On one level, it is easy to sympathise with Mrs May’s decision. Mr Johnson is weak and manageable. Packing him off to parts foreign will keep him out of the way and limit his ability to plot a new path to 10 Downing Street. He will put a Brexiteer face on a government led by a Remainer. Yet all this betrays an odd complacency about the drama into which Britain has now thrust itself. Brexit, believe it or not, is about more than opinion polls and Tory traumas. It is about Britain’s future: a future that will turn not on the doubtful willingness of foreign governments to bend over backwards to tolerate British demands, but on the ability of the government in London to persuade them of its case and reconcile the desires of the British electorate with those of EU27 electorates. Brexiteers do not like to admit it, but whether or not Britain gets a deal that will satisfy its population and rein in the populist surge in the country is largely a function of that ability.

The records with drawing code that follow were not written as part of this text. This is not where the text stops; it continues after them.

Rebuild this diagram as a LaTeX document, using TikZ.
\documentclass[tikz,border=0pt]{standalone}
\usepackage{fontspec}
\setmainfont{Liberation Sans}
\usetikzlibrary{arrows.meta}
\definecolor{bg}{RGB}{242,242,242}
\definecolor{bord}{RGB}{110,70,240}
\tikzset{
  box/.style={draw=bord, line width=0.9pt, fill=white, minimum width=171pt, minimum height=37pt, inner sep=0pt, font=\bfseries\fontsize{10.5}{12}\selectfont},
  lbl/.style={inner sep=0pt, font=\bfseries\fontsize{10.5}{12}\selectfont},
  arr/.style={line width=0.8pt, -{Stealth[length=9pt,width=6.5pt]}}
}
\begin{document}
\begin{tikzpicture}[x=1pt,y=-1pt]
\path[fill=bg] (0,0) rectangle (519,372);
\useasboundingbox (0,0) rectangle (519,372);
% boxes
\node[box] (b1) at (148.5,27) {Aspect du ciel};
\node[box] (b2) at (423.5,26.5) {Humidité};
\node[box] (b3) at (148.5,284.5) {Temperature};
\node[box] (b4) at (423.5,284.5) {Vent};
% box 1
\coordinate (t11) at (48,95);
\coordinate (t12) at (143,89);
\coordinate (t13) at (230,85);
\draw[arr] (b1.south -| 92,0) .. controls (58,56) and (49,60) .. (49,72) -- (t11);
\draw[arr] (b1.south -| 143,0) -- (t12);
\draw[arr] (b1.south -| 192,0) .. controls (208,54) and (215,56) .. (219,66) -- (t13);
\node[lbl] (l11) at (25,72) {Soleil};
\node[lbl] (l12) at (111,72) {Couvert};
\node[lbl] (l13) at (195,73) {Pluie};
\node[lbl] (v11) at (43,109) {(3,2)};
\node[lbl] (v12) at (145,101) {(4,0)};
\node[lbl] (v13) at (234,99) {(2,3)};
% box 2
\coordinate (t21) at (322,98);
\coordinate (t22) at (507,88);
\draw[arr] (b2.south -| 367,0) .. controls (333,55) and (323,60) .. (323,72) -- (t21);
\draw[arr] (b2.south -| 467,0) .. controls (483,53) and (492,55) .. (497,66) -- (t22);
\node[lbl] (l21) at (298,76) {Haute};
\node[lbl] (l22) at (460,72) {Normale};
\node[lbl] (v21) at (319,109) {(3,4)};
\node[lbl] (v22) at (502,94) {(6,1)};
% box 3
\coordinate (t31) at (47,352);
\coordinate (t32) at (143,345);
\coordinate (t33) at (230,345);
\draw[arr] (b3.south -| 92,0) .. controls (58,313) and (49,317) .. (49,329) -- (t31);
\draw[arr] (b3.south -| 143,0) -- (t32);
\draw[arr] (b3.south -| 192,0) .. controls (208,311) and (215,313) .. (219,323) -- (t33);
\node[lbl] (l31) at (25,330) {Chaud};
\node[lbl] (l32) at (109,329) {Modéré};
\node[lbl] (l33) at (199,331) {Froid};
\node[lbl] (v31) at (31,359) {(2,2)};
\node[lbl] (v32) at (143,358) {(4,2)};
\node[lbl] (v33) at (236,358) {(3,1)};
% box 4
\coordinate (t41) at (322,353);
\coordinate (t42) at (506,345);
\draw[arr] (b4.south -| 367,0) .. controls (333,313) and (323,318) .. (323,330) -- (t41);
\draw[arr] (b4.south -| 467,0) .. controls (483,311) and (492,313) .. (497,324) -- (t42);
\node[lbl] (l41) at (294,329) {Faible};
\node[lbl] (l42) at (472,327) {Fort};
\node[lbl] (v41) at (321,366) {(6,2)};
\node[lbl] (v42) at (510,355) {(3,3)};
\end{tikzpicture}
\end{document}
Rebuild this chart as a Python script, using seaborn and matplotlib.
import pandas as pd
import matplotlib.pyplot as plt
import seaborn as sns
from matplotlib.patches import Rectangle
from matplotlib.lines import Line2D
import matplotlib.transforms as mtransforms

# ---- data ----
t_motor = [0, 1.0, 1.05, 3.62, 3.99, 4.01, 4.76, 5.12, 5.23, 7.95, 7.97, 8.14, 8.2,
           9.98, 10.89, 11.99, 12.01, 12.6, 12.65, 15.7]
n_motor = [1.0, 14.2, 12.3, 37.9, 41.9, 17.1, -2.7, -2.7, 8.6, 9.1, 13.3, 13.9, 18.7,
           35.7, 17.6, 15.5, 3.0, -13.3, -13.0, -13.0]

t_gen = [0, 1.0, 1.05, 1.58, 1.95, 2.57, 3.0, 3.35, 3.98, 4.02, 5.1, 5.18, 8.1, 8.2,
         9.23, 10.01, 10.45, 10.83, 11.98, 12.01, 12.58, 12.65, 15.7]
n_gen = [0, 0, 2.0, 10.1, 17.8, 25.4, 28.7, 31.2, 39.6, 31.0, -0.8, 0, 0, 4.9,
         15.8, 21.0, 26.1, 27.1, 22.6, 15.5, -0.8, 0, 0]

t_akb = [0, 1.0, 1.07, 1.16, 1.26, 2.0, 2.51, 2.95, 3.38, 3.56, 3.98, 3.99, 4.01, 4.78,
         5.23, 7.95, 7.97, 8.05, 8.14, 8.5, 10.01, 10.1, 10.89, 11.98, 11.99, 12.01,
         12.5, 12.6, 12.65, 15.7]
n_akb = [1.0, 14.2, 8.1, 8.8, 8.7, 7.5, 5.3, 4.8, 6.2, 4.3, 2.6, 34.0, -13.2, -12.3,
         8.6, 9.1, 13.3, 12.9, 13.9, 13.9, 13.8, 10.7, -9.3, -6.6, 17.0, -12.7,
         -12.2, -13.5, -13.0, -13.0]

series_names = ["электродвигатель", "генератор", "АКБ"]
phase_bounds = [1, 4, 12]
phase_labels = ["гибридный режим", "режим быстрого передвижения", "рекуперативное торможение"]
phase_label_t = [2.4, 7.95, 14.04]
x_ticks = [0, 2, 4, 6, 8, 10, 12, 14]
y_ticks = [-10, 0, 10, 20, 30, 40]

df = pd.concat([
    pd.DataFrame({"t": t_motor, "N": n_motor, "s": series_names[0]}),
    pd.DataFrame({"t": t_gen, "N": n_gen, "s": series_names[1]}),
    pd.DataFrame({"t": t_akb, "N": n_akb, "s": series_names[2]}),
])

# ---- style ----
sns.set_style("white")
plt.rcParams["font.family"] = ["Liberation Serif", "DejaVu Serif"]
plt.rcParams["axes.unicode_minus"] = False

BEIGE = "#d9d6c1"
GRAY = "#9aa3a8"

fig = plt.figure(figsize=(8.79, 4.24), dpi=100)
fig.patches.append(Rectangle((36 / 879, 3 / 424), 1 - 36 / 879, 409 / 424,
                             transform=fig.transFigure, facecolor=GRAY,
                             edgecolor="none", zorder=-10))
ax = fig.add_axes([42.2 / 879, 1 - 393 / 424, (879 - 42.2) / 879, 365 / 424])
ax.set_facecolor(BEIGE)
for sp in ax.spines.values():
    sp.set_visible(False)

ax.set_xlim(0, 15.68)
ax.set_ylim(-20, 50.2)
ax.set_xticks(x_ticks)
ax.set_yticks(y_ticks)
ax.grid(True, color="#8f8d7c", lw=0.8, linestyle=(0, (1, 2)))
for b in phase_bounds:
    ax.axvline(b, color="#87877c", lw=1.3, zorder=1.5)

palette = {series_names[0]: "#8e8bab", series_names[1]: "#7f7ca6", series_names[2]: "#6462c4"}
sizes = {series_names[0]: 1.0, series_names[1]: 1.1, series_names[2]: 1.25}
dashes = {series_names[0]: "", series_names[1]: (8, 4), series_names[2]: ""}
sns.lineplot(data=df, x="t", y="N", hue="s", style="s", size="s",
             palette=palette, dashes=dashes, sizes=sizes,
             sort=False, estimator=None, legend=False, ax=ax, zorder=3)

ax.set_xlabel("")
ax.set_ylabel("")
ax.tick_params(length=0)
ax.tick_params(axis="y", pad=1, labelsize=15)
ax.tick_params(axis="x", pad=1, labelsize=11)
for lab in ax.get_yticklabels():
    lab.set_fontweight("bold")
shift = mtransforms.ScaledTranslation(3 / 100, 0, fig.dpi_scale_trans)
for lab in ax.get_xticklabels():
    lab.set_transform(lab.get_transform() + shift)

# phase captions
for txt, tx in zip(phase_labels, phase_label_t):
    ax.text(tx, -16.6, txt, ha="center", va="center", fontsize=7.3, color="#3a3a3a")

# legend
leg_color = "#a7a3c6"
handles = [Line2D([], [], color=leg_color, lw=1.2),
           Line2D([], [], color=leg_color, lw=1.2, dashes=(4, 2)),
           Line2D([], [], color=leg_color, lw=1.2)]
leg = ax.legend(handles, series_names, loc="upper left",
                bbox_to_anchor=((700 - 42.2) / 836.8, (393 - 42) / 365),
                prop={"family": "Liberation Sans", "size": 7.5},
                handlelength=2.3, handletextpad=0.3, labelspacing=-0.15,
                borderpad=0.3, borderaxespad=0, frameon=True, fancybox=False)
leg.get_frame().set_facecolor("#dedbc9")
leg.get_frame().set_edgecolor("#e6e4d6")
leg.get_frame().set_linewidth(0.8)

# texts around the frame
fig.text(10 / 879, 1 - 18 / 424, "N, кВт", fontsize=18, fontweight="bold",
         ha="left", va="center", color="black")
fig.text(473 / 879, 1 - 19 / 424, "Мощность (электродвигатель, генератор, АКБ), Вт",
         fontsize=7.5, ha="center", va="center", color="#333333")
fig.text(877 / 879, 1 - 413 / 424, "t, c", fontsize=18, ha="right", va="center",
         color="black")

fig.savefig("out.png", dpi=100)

However much Mrs May splices up the government, it is the Foreign Office that has the skills and experience to make that a reality. Yet by appointing Mr Johnson, the new prime minister has essentially downgraded the department to a tool of domestic political management; a means of keeping the likes of Mr Redwood happy. It is like putting a baboon at the wheel of the Rolls Royce. Sure, the steering wheel, clutch and accelerator will keep the baboon happy and busy. But the price in collateral damage could be high.